Ryan Leonard Lalisang

Personal information
- Nationality: Indonesian
- Born: 21 August 1980 (age 45) Balikpapan, East Kalimantan

Sport
- Sport: Bowling

Achievements and titles
- World finals: 2009 AMF Bowling World Cup : 3rd Place
- Regional finals: 2007 Kuwait Open : Champion

Medal record
Men's bowling
Representing Indonesia
Asian Games
| Gold medal – first place | 2006 Doha | Men's singles |
Asian Championships
| Gold medal – first place | 2006 | Men's singles |
Asian Indoor and Martial Arts Games
| Bronze medal – third place | 2009 Hanoi | Men's doubles |
Southeast Asian Games
| Gold medal – first place | 2005 Manila | Men's singles |
| Gold medal – first place | 2019 Philippines | Mixed doubles |
| Silver medal – second place | 2007 Nakhon Ratchasima | Men's trios |
| Silver medal – second place | 2007 Nakhon Ratchasima | Men's masters |
| Silver medal – second place | 2015 Singapore | Men's doubles |
| Silver medal – second place | 2015 Singapore | Men's Team of five |
| Silver medal – second place | 2017 Kuala Lumpur | Men's team of five |
| Silver medal – second place | 2019 Philippines | Men's masters |
| Bronze medal – third place | 2005 Manila | Men's masters |
| Bronze medal – third place | 2007 Nakhon Ratchasima | Men's team of five |
| Bronze medal – third place | 2011 Jakarta | Men's team of five |
| Bronze medal – third place | 2015 Singapore | Men's trios |
| Bronze medal – third place | 2017 Kuala Lumpur | Men's trios |

= Ryan Leonard Lalisang =

Indonesian ten-pin bowler

Ryan Leonard Lalisang (born 21 August 1980 in Balikpapan, Kalimantan Timur) is an Indonesian ten-pin bowler.

== Career ==

Ryan Leonard Lalisang finished 11th position of the combined rankings at the 2006 AMF Bowling World Cup, Caracas, Venezuela.
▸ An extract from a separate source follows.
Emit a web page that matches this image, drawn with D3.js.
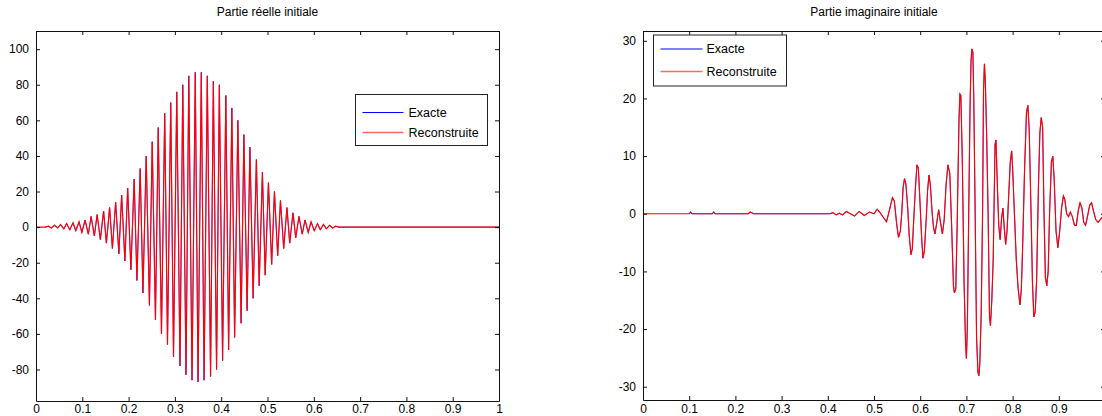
<!DOCTYPE html>
<html><head><meta charset="utf-8">
<script src="https://cdn.jsdelivr.net/npm/d3@7"></script>
<style>
body{margin:0;background:#fff;overflow:hidden}
text{font-family:"Liberation Sans",Arial,sans-serif;fill:#000}
</style></head>
<body><svg id="c" width="1102" height="416"></svg>
<script>
// ---------- data ----------
const titles = ["Partie réelle initiale", "Partie imaginaire initiale"];
const legendLabels = ["Exacte", "Reconstruite"];
const xTicks = [0, 0.1, 0.2, 0.3, 0.4, 0.5, 0.6, 0.7, 0.8, 0.9, 1];
const reelYTicks = [-80, -60, -40, -20, 0, 20, 40, 60, 80, 100];
const imagYTicks = [-30, -20, -10, 0, 10, 20, 30];
const reelYDomain = [-97.7, 110.2];
const imagYDomain = [-32.3, 31.7];
const exacteStart = [0.02, 0.043];   // la courbe exacte commence un peu après t = 0

// Partie réelle : [t, valeur]
const reelReconstruite = [
  [0,0],[0.020,0],[0.027,0.5],[0.033,-0.5],[0.040,1],[0.047,-0.5],[0.053,1.5],[0.060,-1],[0.066,2],[0.073,-1.5],
  [0.080,2.5],[0.086,-2],[0.093,3],[0.099,-3],[0.106,4],[0.113,-4],[0.119,6],[0.126,-5],[0.132,7],[0.139,-7],
  [0.146,9],[0.152,-9],[0.159,11],[0.165,-12],[0.172,14],[0.179,-15],[0.185,18],[0.192,-19],[0.198,22],[0.205,-24],
  [0.212,27],[0.218,-30],[0.225,33],[0.231,-37],[0.238,40],[0.245,-44],[0.251,48],[0.258,-52],[0.264,56],[0.271,-60],
  [0.278,64],[0.284,-66],[0.291,70],[0.297,-73],[0.304,76],[0.311,-78],[0.317,80],[0.324,-83],[0.330,85],[0.337,-86],
  [0.344,87],[0.350,-87],[0.357,87],[0.363,-86],[0.370,85],[0.377,-84],[0.383,82],[0.390,-80],[0.396,80],[0.403,-75],
  [0.410,74],[0.416,-69],[0.423,67],[0.429,-62],[0.436,60],[0.443,-54],[0.449,52],[0.456,-47],[0.462,45],[0.469,-40],
  [0.476,38],[0.482,-33],[0.489,31],[0.495,-27],[0.502,25],[0.509,-21],[0.515,20],[0.522,-16],[0.528,15],[0.535,-12],
  [0.542,11],[0.548,-9],[0.555,8],[0.561,-6],[0.568,6],[0.575,-4],[0.581,4],[0.588,-3],[0.594,3],[0.601,-2],
  [0.608,2],[0.614,-1.5],[0.621,1.5],[0.627,-1],[0.634,1],[0.641,-0.5],[0.647,0.5],[0.654,0],[0.667,0],[1,0]
];

// Partie imaginaire : [t, valeur]
const imagReconstruite = [
  [0,0],[0.100,0],[0.103,0.3],[0.106,0],[0.150,0],[0.153,0.3],[0.156,0],[0.228,0],[0.232,0.3],[0.240,0],
  [0.404,0],[0.411,0.2],[0.418,-0.2],[0.425,0.1],[0.432,-0.2],[0.440,0.4],[0.447,0.1],[0.458,-0.4],[0.468,0.4],[0.479,-0.3],
  [0.490,0.3],[0.500,0],[0.507,0.8],[0.514,0.1],[0.520,-0.6],[0.527,-1.4],[0.533,0.5],[0.540,2.8],[0.544,2.2],[0.549,-1.7],
  [0.553,-4.1],[0.557,-3],[0.560,0],[0.563,4.5],[0.566,6.1],[0.569,5.2],[0.573,1],[0.576,-3.5],[0.580,-7.1],[0.583,-6],
  [0.586,-1],[0.590,5],[0.593,8.5],[0.596,7.9],[0.599,3],[0.603,-4],[0.606,-7.7],[0.609,-6.5],[0.613,-1],[0.616,4],
  [0.619,6.7],[0.622,5],[0.626,0],[0.629,-2.5],[0.632,-3.5],[0.636,-1.5],[0.640,0.7],[0.644,-1.5],[0.648,-3.5],[0.652,-1],
  [0.656,5],[0.660,8.5],[0.664,7],[0.668,-2],[0.672,-12.5],[0.674,-13.7],[0.677,-13],[0.680,-2],[0.684,16.5],[0.686,20.8],
  [0.688,20.5],[0.691,10],[0.695,-12],[0.698,-22],[0.700,-25.1],[0.702,-20],[0.705,0],[0.708,19],[0.710,26.5],[0.712,28.6],
  [0.714,28],[0.716,20],[0.719,0],[0.722,-21.5],[0.725,-27.5],[0.727,-28.1],[0.729,-26],[0.732,-17.5],[0.735,0],[0.737,21],
  [0.739,26],[0.741,23],[0.744,13],[0.747,0],[0.750,-17.7],[0.752,-19.4],[0.755,-15],[0.758,-8],[0.762,12],[0.764,12.8],
  [0.767,5],[0.770,-2],[0.773,-4.5],[0.776,-1],[0.779,1],[0.782,-2.5],[0.785,-5.3],[0.788,-3],[0.792,4],[0.795,9],
  [0.798,10.9],[0.800,8],[0.804,0],[0.808,-8],[0.812,-13],[0.816,-15.8],[0.819,-13],[0.822,-5],[0.826,8],[0.830,17.5],
  [0.833,18.8],[0.836,14.5],[0.840,0],[0.843,-12],[0.846,-17.9],[0.849,-17],[0.852,-11.5],[0.856,5],[0.859,14],[0.862,16.7],
  [0.865,15],[0.868,0],[0.871,-11],[0.874,-12.5],[0.877,-10],[0.880,0],[0.884,9],[0.887,10],[0.890,6],[0.894,-3],
  [0.898,-5.9],[0.902,-3],[0.906,1],[0.910,3.1],[0.913,2.5],[0.917,0],[0.921,-0.5],[0.925,0.3],[0.929,-0.4],[0.934,-2],
  [0.938,-2],[0.942,0.5],[0.946,1.9],[0.950,1],[0.954,-1.5],[0.958,-2],[0.962,-0.5],[0.967,1.5],[0.971,1.9],[0.975,0.5],
  [0.980,-1],[0.985,-1.5],[1,0]
];

const reelExacte = reelReconstruite.filter(d => d[0] >= exacteStart[0]);
const imagExacte = imagReconstruite.filter(d => d[0] >= exacteStart[1]);

// ---------- drawing ----------
const svg = d3.select("#c");
const FONT = "Liberation Sans, Arial, sans-serif";
const W = 1102;

function panel(cfg) {
  const g = svg.append("g");
  const x = d3.scaleLinear().domain([0, 1]).range([cfg.left, cfg.right]);
  const y = d3.scaleLinear().domain(cfg.yDomain).range([cfg.bottom, cfg.top]);

  const clipId = "clip" + cfg.id;
  svg.append("clipPath").attr("id", clipId).append("rect")
    .attr("x", cfg.left).attr("y", cfg.top)
    .attr("width", cfg.right - cfg.left).attr("height", cfg.bottom - cfg.top);

  const line = d3.line().x(d => x(d[0])).y(d => y(d[1]));
  const plot = g.append("g").attr("clip-path", `url(#${clipId})`);
  plot.append("path").datum(cfg.exacte).attr("d", line)
    .attr("fill", "none").attr("stroke", "#0000ff").attr("stroke-width", 0.7);
  plot.append("path").datum(cfg.recon).attr("d", line)
    .attr("fill", "none").attr("stroke", "#ff0000").attr("stroke-width", 1.15);

  // axes (style MATLAB : cadre avec graduations intérieures)
  const tl = 4;
  const axB = g.append("g").attr("transform", `translate(0,${cfg.bottom})`)
    .call(d3.axisBottom(x).tickValues(xTicks).tickSizeInner(-tl).tickSizeOuter(0).tickFormat(d3.format("")));
  const axT = g.append("g").attr("transform", `translate(0,${cfg.top})`)
    .call(d3.axisTop(x).tickValues(xTicks).tickSizeInner(-tl).tickSizeOuter(0).tickFormat(""));
  const axL = g.append("g").attr("transform", `translate(${cfg.left},0)`)
    .call(d3.axisLeft(y).tickValues(cfg.yTicks).tickSizeInner(-tl).tickSizeOuter(0).tickPadding(7).tickFormat(d3.format("")));
  const axR = g.append("g").attr("transform", `translate(${cfg.right},0)`)
    .call(d3.axisRight(y).tickValues(cfg.yTicks).tickSizeInner(-tl).tickSizeOuter(0).tickFormat(""));
  [axB, axT, axL, axR].forEach(a => {
    a.select(".domain").attr("stroke", "#111").attr("stroke-width", 1);
    a.selectAll(".tick line").attr("stroke", "#111");
    a.selectAll("text").attr("font-size", 12).attr("font-family", FONT).attr("fill", "#111");
  });
  axB.selectAll(".tick text").attr("dy", null).attr("y", 412.5 - cfg.bottom);
  // un libellé qui tombe hors de la fenêtre n'est pas visible dans la référence
  axB.selectAll(".tick").filter(d => x(d) > W - 4).select("text").remove();
  axL.selectAll(".tick text").text(d => d < 0 ? "-" + Math.abs(d) : d);

  // titre
  g.append("text").attr("x", (cfg.left + cfg.right) / 2).attr("y", 16)
    .attr("text-anchor", "middle").attr("font-size", 12).attr("font-family", FONT).text(cfg.title);

  // légende
  const L = cfg.legend;
  g.append("rect").attr("x", L.x).attr("y", L.y).attr("width", L.w).attr("height", L.h)
    .attr("fill", "#fff").attr("stroke", "#222").attr("stroke-width", 1);
  const colors = ["#0000ff", "#ff0000"];
  legendLabels.forEach((lab, i) => {
    const ly = L.y + L.row0 + i * L.step;
    g.append("line").attr("x1", L.x + L.lx0).attr("x2", L.x + L.lx1).attr("y1", ly).attr("y2", ly)
      .attr("stroke", colors[i]).attr("stroke-width", i === 0 ? 1 : 1.6).attr("stroke-opacity", i === 0 ? 1 : 0.6);
    g.append("text").attr("x", L.x + L.tx).attr("y", ly).attr("dy", "0.35em")
      .attr("font-size", 12.5).attr("font-family", FONT).text(lab);
  });
}

panel({
  id: 1, left: 36, right: 499, top: 31, bottom: 401,
  yDomain: reelYDomain, yTicks: reelYTicks,
  exacte: reelExacte, recon: reelReconstruite, title: titles[0],
  legend: {x: 355.5, y: 94.5, w: 132, h: 51, row0: 18, step: 20, lx0: 7, lx1: 48, tx: 53}
});
panel({
  id: 2, left: 643, right: 1105, top: 31, bottom: 400,
  yDomain: imagYDomain, yTicks: imagYTicks,
  exacte: imagExacte, recon: imagReconstruite, title: titles[1],
  legend: {x: 653.5, y: 35, w: 133, h: 51, row0: 14, step: 22.5, lx0: 7, lx1: 49, tx: 53}
});
</script>
</body></html>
He won the gold medal in Sea Games 2005 in Manila, Asian Bowling Championships 2006 and Asian Games 2006 Doha, Qatar for the Indonesian bowling national team. He won Kuwait open 2007 Kuwait. He got bronze on men's double in Asian Indoor and Martial Arts Games in 2009, Vietnam. He finished 3rd position at the 2009 AMF Bowling World Cup Malacca, Malaysia. He got 5 Gold medals at PON KALTIM 2008,Samarinda. He is now #1 Bowler in Indonesia for 10 times.